Just days after that, on Saturday, she was found dead in her home in Curuzú Cutiá, Corrientes.

The voice note was played today in a conference journalists gave at the Argentine Federation of Press Workers (FATPREN, its Spanish acronym) branch in Buenos Aires demanding justice for Blanco. Her family and colleagues believe she may have been murdered for her reporting, as Blanco published independent local stories on social media and had been receiving threats for her work.

Her death is being investigated as a homicide by prosecutor María José Barrero Sahagún. Blanco’s partner, Armando Jara, who is also a journalist, was indicted for aggravated homicide.

Today, her partner’s defense attorney, Francisco Adaime, announced he will file for the indictment to be annulled because “there is insufficient evidence.” 

“[The prosecutor] should not discard other indicators, like her work and the fact that she denounced every day that she was a victim of violence, of hate messages, intimidation, and pressures,” journalist Silvia Martínez Cassina said today in the conference.

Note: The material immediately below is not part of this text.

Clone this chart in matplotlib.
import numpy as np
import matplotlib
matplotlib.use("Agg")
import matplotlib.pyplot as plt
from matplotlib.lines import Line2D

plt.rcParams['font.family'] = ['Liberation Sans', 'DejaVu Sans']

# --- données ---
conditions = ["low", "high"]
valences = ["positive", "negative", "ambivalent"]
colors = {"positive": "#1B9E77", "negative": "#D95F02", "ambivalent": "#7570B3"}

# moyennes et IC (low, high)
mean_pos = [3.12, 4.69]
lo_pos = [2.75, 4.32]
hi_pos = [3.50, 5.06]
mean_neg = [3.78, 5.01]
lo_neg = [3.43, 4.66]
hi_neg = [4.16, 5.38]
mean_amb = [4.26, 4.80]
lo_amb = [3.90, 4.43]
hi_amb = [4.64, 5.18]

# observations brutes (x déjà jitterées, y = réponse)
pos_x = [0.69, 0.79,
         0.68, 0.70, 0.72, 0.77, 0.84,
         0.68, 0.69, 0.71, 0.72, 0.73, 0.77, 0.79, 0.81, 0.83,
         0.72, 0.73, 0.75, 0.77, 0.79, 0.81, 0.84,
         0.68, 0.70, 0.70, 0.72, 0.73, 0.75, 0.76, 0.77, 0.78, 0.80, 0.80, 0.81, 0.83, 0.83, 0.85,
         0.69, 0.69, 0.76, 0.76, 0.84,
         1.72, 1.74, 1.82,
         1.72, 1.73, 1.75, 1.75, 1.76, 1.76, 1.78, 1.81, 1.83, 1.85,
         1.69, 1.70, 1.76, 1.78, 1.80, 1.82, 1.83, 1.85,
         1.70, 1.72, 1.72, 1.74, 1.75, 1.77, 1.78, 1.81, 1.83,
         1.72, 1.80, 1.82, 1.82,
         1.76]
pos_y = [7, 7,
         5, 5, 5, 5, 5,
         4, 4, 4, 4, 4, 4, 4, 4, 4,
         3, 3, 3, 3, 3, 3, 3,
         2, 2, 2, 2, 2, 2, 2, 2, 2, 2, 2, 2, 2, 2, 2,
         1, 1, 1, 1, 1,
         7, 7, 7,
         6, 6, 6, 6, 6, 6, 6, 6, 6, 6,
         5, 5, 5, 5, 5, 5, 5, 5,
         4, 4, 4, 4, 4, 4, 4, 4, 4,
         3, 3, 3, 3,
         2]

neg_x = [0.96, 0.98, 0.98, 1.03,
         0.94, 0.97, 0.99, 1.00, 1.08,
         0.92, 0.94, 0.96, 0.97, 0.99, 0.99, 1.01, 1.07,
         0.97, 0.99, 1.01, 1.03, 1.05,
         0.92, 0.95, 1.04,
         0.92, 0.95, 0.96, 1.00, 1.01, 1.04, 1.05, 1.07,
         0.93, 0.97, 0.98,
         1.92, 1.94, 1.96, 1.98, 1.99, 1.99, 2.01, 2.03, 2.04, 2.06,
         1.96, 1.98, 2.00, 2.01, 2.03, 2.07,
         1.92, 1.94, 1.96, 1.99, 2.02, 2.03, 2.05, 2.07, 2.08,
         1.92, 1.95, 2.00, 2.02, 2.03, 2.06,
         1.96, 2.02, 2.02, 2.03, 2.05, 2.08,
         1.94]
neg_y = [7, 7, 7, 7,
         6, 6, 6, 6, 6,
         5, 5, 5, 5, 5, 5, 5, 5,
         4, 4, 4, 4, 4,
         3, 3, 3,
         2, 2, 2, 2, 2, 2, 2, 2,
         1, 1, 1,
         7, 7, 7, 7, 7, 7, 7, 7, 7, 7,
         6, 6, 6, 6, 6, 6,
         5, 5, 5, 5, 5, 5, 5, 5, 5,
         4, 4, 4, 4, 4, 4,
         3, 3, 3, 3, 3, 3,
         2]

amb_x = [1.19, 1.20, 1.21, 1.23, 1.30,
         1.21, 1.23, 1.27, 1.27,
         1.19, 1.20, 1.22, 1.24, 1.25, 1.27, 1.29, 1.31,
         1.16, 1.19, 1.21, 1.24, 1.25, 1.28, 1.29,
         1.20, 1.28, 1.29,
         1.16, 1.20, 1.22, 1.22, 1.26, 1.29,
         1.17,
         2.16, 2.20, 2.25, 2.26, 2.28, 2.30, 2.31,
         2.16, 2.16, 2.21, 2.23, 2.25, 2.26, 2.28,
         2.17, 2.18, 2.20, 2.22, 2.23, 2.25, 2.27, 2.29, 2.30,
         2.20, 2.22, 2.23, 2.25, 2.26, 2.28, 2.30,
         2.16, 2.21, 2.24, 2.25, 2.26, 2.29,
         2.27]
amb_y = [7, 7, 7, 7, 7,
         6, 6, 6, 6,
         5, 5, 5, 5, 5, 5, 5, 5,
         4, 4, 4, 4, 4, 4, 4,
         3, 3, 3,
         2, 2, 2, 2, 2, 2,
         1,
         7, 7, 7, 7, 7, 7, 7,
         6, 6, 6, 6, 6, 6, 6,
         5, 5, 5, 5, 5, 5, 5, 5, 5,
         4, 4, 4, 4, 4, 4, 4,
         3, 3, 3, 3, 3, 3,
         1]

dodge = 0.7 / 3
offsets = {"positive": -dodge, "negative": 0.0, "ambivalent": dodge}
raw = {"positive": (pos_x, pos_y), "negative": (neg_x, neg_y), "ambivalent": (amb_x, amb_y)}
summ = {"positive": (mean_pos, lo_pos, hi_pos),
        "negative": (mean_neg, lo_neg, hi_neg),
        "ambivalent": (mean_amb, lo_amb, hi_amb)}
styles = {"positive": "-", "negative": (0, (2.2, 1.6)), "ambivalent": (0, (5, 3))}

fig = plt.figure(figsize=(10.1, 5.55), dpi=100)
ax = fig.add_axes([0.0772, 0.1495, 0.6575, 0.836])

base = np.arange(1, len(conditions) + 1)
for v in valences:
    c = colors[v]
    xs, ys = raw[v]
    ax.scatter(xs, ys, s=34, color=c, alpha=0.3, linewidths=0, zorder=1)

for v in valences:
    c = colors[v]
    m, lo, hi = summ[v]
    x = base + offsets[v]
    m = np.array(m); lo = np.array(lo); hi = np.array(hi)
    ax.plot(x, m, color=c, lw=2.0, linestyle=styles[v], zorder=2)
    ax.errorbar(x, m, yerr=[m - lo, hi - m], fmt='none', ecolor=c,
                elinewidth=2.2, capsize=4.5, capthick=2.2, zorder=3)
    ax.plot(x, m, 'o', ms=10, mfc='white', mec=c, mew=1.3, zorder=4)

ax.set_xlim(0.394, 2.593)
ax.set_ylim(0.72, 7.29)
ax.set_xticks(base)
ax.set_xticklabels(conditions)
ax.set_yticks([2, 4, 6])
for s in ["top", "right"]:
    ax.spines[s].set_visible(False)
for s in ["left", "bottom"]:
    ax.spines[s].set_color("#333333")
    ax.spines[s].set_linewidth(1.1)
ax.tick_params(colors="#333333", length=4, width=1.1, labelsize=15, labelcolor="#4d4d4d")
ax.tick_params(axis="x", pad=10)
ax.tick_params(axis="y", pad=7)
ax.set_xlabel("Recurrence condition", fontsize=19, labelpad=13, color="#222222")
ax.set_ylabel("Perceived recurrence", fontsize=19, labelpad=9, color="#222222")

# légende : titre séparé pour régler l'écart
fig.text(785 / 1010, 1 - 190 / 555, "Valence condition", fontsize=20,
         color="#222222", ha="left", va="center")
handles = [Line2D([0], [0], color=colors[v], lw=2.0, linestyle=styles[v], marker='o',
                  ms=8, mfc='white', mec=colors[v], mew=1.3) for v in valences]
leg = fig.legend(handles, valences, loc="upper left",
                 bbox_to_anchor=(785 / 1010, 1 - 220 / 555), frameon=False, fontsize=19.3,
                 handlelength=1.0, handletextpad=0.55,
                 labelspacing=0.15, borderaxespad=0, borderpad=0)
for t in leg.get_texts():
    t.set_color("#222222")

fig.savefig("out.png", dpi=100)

Martínez Cassina also said that Blanco spoke about corruption cases in the local police, as she reported that one of its high-ranking officials had been accused of sexual abuse. She was even served a cease and desist letter regarding the matter.

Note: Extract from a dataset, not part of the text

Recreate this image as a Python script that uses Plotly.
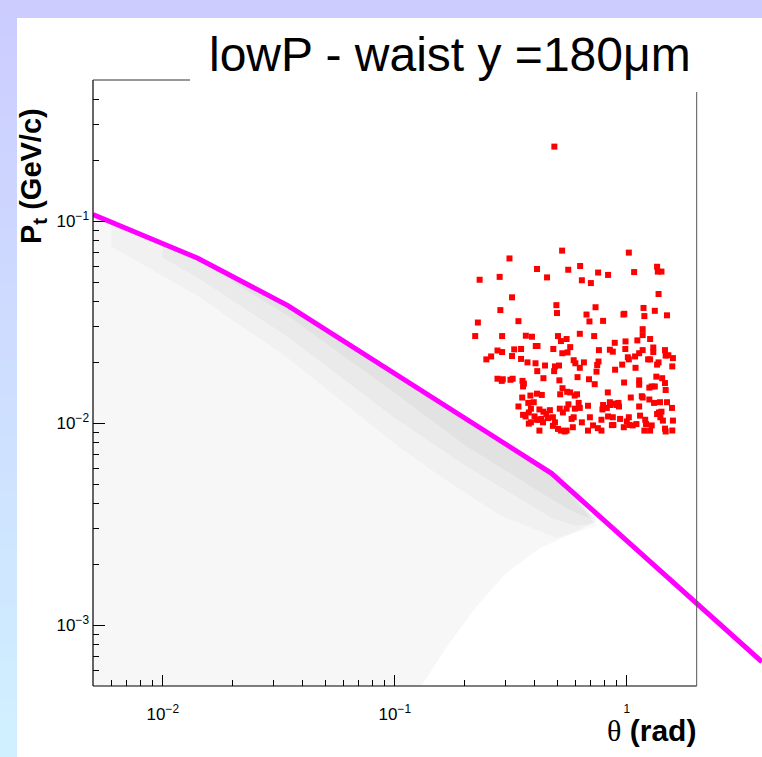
import math
import plotly.graph_objects as go

# ---------------- data ----------------
# magenta boundary line (theta [rad], Pt [GeV/c])
line_theta = [0.005, 0.01415, 0.0346, 0.4735, 3.82]
line_pt = [0.108, 0.0656, 0.0382, 0.00565, 0.000659]

# grey dot cloud, drawn as nested density outlines
cloud_theta = [0.005, 0.01415, 0.0346, 0.4735, 0.743, 0.6, 0.42, 0.3, 0.22, 0.17, 0.13, 0.005]
cloud_pt = [0.108, 0.0656, 0.0382, 0.00565, 0.0033, 0.0029, 0.0024, 0.0018, 0.0012, 0.0008, 0.0005, 0.0005]
band1_theta = [0.006, 0.01415, 0.0346, 0.4735, 0.743, 0.5, 0.284, 0.156, 0.1, 0.0346, 0.01415, 0.006]
band1_pt = [0.1025, 0.0656, 0.0382, 0.00565, 0.0031, 0.0027, 0.0035, 0.0055, 0.0079, 0.021, 0.0426, 0.075]
band2_theta = [0.01, 0.01415, 0.0346, 0.4735, 0.743, 0.6, 0.4735, 0.2, 0.1, 0.0346, 0.01415, 0.01]
band2_pt = [0.0775, 0.0656, 0.0382, 0.00565, 0.0032, 0.0031, 0.0034, 0.0062, 0.0106, 0.0267, 0.0525, 0.066]
band3_theta = [0.02, 0.0346, 0.4735, 0.743, 0.6, 0.4735, 0.2, 0.1, 0.0346, 0.02]
band3_pt = [0.0532, 0.0382, 0.00565, 0.0033, 0.0036, 0.0042, 0.0078, 0.0141, 0.034, 0.05]

# red squares
red_theta = [
    0.487, 0.526, 1.02, 0.312, 0.41, 0.559, 0.629, 0.453, 0.283, 0.232,
    0.752, 0.83, 0.64, 0.70, 1.075, 1.35, 1.36, 1.41, 0.32, 1.37,
    0.497, 0.733, 0.285, 0.50, 0.67, 0.967, 0.975, 1.18, 1.32, 1.19,
    1.49, 0.228, 0.341, 0.69, 0.79, 0.222, 0.29, 0.367, 0.39, 0.505,
    0.55, 0.52, 0.627, 0.723, 1.17, 1.17, 1.26, 1.11, 0.987, 0.887,
    0.405, 0.412, 0.57, 0.277, 0.29, 0.327, 0.35, 0.482, 0.527, 0.555,
    0.758, 0.845, 0.87, 0.985, 1.30, 1.30, 1.17, 1.13, 1.085, 1.01,
    1.02, 1.46, 1.47, 1.51, 1.58, 0.248, 0.26, 0.32, 0.35, 0.373,
    0.404, 0.59, 0.60, 0.653, 0.755, 0.745, 1.235, 1.26, 1.37, 1.35,
    1.57, 0.444, 0.49, 0.51, 0.627, 0.955, 0.89, 1.09, 0.411, 0.486,
    0.74, 0.277, 0.292, 0.289, 0.315, 0.322, 0.355, 0.36, 0.357, 0.437,
    0.512, 0.613, 0.687, 0.727, 0.973, 1.13, 1.13, 1.25, 1.28, 1.32,
    1.34, 1.42, 1.46, 1.47, 0.528, 0.553, 0.57, 0.596, 0.61, 0.516,
    0.41, 0.43, 0.384, 0.828, 0.354, 1.04, 1.16, 1.17, 1.25, 1.31,
    1.39, 1.49, 0.341, 0.376, 0.397, 0.386, 0.378, 0.357, 0.366, 0.42,
    0.40, 0.41, 0.386, 0.378, 0.418, 0.42, 0.437, 0.62, 0.68, 0.56,
    0.55, 0.514, 0.53, 0.466, 0.45, 0.48, 0.457, 0.597, 0.627, 0.59,
    0.578, 0.693, 0.64, 0.435, 0.428, 0.49, 0.48, 0.505, 0.52, 0.54,
    0.55, 0.585, 0.68, 0.715, 0.75, 0.777, 0.79, 0.785, 0.82, 0.85,
    0.845, 0.87, 0.83, 0.777, 0.89, 0.862, 1.565, 0.92, 0.905, 0.925,
    1.13, 1.375, 1.41, 1.35, 1.395, 1.43, 1.58, 1.14, 1.2, 1.21,
    0.935, 1.0, 1.02, 1.025, 0.97, 1.06, 1.1, 0.875, 1.19, 1.26,
    1.28, 1.46, 1.47, 1.57,
]
red_pt = [
    0.234, 0.0715, 0.0699, 0.0654, 0.058, 0.0575, 0.060, 0.0527, 0.053, 0.0513,
    0.0557, 0.0542, 0.051, 0.0494, 0.056, 0.0595, 0.0563, 0.0563, 0.042, 0.0436,
    0.0384, 0.0375, 0.0363, 0.0351, 0.0345, 0.0345, 0.0348, 0.0372, 0.036, 0.0339,
    0.0342, 0.0315, 0.032, 0.0319, 0.0321, 0.027, 0.027, 0.0271, 0.0268, 0.027,
    0.0261, 0.0255, 0.0277, 0.027, 0.0292, 0.0273, 0.0261, 0.0257, 0.0254, 0.025,
    0.0241, 0.0241, 0.0238, 0.0229, 0.0225, 0.0232, 0.0233, 0.0233, 0.0222, 0.0224,
    0.023, 0.0231, 0.0226, 0.0233, 0.0237, 0.0225, 0.023, 0.0222, 0.0214, 0.0212,
    0.0207, 0.023, 0.0216, 0.0217, 0.021, 0.0207, 0.0214, 0.0215, 0.0208, 0.020,
    0.0198, 0.0205, 0.0198, 0.020, 0.0202, 0.0194, 0.0207, 0.0207, 0.020, 0.0195,
    0.0191, 0.0193, 0.0191, 0.0193, 0.0188, 0.0195, 0.0184, 0.0188, 0.0181, 0.0181,
    0.018, 0.0166, 0.0165, 0.0162, 0.0164, 0.0166, 0.0162, 0.0157, 0.0152, 0.0167,
    0.0163, 0.0169, 0.0165, 0.0156, 0.0159, 0.0163, 0.0155, 0.015, 0.0152, 0.0152,
    0.017, 0.0167, 0.0158, 0.0146, 0.0149, 0.0143, 0.0142, 0.0137, 0.0139, 0.0139,
    0.014, 0.0138, 0.0137, 0.0142, 0.0134, 0.0134, 0.0136, 0.0134, 0.0131, 0.0126,
    0.0127, 0.0127, 0.0121, 0.0126, 0.0127, 0.0118, 0.0113, 0.011, 0.0108, 0.0117,
    0.0108, 0.0104, 0.0101, 0.00995, 0.0104, 0.00919, 0.0114, 0.0126, 0.0122, 0.0124,
    0.0118, 0.0118, 0.0113, 0.0116, 0.0111, 0.0107, 0.0106, 0.0118, 0.0119, 0.0107,
    0.0105, 0.0107, 0.0101, 0.0101, 0.0105, 0.0101, 0.0097, 0.00937, 0.00919, 0.0091,
    0.00919, 0.00955, 0.00919, 0.00975, 0.00945, 0.00919, 0.0123, 0.0117, 0.0119, 0.0123,
    0.0127, 0.0107, 0.0108, 0.0104, 0.0125, 0.00978, 0.0119, 0.0126, 0.0123, 0.0121,
    0.0121, 0.0113, 0.0114, 0.0111, 0.0107, 0.0103, 0.0103, 0.0109, 0.0104, 0.0099,
    0.0105, 0.0102, 0.0107, 0.0098, 0.00955, 0.00975, 0.0099, 0.0098, 0.00919, 0.00919,
    0.00975, 0.0094, 0.0091, 0.0092,
]

x_major = [0.01, 0.1, 1]
x_major_text = ["10<sup>\u22122</sup>", "10<sup>\u22121</sup>", "<sup>1</sup>"]
y_major = [0.001, 0.01, 0.1]
y_major_text = ["10<sup>\u22123</sup>", "10<sup>\u22122</sup>", "10<sup>\u22121</sup>"]
x_minor = [0.006, 0.007, 0.008, 0.009] + [k * 0.01 for k in range(2, 10)] + [k * 0.1 for k in range(2, 10)]
y_minor = [k * 0.0001 for k in range(6, 10)] + [k * 0.001 for k in range(2, 10)] + \
          [k * 0.01 for k in range(2, 10)] + [0.2, 0.3, 0.4]

# ---------------- layout geometry ----------------
W, H = 762, 757
L, R, T, B = 93, 0, 80, 71
PW, PH = W - L - R, H - T - B
x_lo = math.log10(0.005)
x_hi = x_lo + PW / 232.0
y_lo, y_hi = math.log10(5e-4), math.log10(0.5)
FONT = "Liberation Sans, Arial, Helvetica, sans-serif"


def px(xp):
    return (xp - L) / PW


def py(yp):
    return (H - B - yp) / PH


fig = go.Figure()

for xs, ys, a in [(cloud_theta, cloud_pt, 0.04), (band1_theta, band1_pt, 0.03),
                  (band2_theta, band2_pt, 0.035), (band3_theta, band3_pt, 0.045)]:
    fig.add_trace(go.Scatter(x=xs, y=ys, mode="lines", fill="toself",
                             fillcolor=f"rgba(60,60,60,{a})", line=dict(width=0),
                             hoverinfo="skip", showlegend=False))
fig.add_trace(go.Scatter(x=line_theta, y=line_pt, mode="lines",
                         line=dict(color="#ff00ff", width=5),
                         hoverinfo="skip", showlegend=False))
fig.add_trace(go.Scatter(x=red_theta, y=red_pt, mode="markers",
                         marker=dict(symbol="square", size=6, color="#ff0000",
                                     line=dict(width=0)),
                         showlegend=False))

shapes = []
# background gradient band (left) and top band
n = 40
for i in range(n):
    t = (i + 0.5) / n
    r = int(round(204 + (208 - 204) * t))
    g = int(round(204 + (240 - 204) * t))
    y0p = i * H / n
    y1p = (i + 1) * H / n + 1
    shapes.append(dict(type="rect", xref="paper", yref="paper",
                       x0=px(0), x1=px(17), y0=py(y1p), y1=py(y0p),
                       fillcolor=f"rgb({r},{g},255)", line=dict(width=0), layer="below"))
shapes.append(dict(type="rect", xref="paper", yref="paper",
                   x0=px(0), x1=px(W), y0=py(18), y1=py(0),
                   fillcolor="rgb(204,204,255)", line=dict(width=0), layer="below"))

# frame
x_right = px(L + (math.log10(2) - x_lo) * 232.0)
shapes += [
    dict(type="line", xref="paper", yref="paper", x0=0, x1=0, y0=0, y1=1,
         line=dict(color="black", width=1.2)),
    dict(type="line", xref="paper", yref="paper", x0=0, x1=x_right, y0=0, y1=0,
         line=dict(color="black", width=1.2)),
    dict(type="line", xref="paper", yref="paper", x0=0, x1=px(190), y0=1, y1=1,
         line=dict(color="#333333", width=1)),
    dict(type="line", xref="paper", yref="paper", x0=x_right, x1=x_right, y0=0, y1=py(92),
         line=dict(color="#555555", width=1)),
]

annotations = [
    dict(text="lowP - waist y =180\u03bcm", xref="paper", yref="paper",
         x=px(450), y=py(55), xanchor="center", yanchor="middle", showarrow=False,
         font=dict(family=FONT, size=48, color="black")),
    dict(text="<span style='font-family:Liberation Serif'>\u03b8</span> <b>(rad)</b>",
         xref="paper", yref="paper", x=px(698), y=py(730), xanchor="right", yanchor="middle",
         showarrow=False, font=dict(family=FONT, size=30, color="black")),
    dict(text="<b>P<sub>t</sub> (GeV/c)</b>", xref="paper", yref="paper",
         x=px(33), y=py(176), xanchor="center", yanchor="middle", textangle=-90,
         showarrow=False, font=dict(family=FONT, size=29, color="black")),
]

fig.update_layout(
    width=W, height=H,
    margin=dict(l=L, r=R, t=T, b=B, pad=0),
    paper_bgcolor="white", plot_bgcolor="white",
    shapes=shapes, annotations=annotations,
    font=dict(family=FONT, color="black"),
    xaxis=dict(type="log", range=[x_lo, x_hi], showgrid=False, zeroline=False,
               showline=False, ticks="inside", ticklen=11, tickwidth=1, tickcolor="black",
               tickmode="array", tickvals=x_major, ticktext=x_major_text,
               tickfont=dict(family=FONT, size=17, color="black"), ticklabelstandoff=16,
               minor=dict(tickmode="array", tickvals=x_minor, ticks="inside", ticklen=6,
                          tickwidth=1, tickcolor="black", showgrid=False)),
    yaxis=dict(type="log", range=[y_lo, y_hi], showgrid=False, zeroline=False,
               showline=False, ticks="inside", ticklen=12, tickwidth=1, tickcolor="black",
               tickmode="array", tickvals=y_major, ticktext=y_major_text,
               tickfont=dict(family=FONT, size=17, color="black"), ticklabelstandoff=3,
               minor=dict(tickmode="array", tickvals=y_minor, ticks="inside", ticklen=6,
                          tickwidth=1, tickcolor="black", showgrid=False)),
)

fig.write_html("out.html", config={"displayModeBar": False},
               post_script="document.body.style.margin='0';document.body.style.overflow='hidden';")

“Apparently, the guy got angry,”  Blanco said in the voice note that was played today. “I am not afraid, but I’m being threatened, and I always report the truth.”

Claudia Acuña, a member of the Periodistas Argentinas collective, an association for women journalists, said at the conference that it was the Corrientes Journalist’s Association (APC) who insisted that the Federal Police (PFA)’s homicide division investigate the case instead of the local police.

“This crime started on the wrong foot. They kill us, and the prosecutor said we kill ourselves,” Acuña said, referring to initial theories that Blanco died by suicide.“We saw the pictures of her body, and the violence she endured was evident. There were no doubts [it was a murder].”

Acuña also said that the “atrocious case found us organized,” explaining that the union is demanding that the Human Rights Secretariat be a plaintiff in the case.

“This is a matter of freedom of expression,” Acuña said. “We don’t want Griselda’s voice to be silenced.”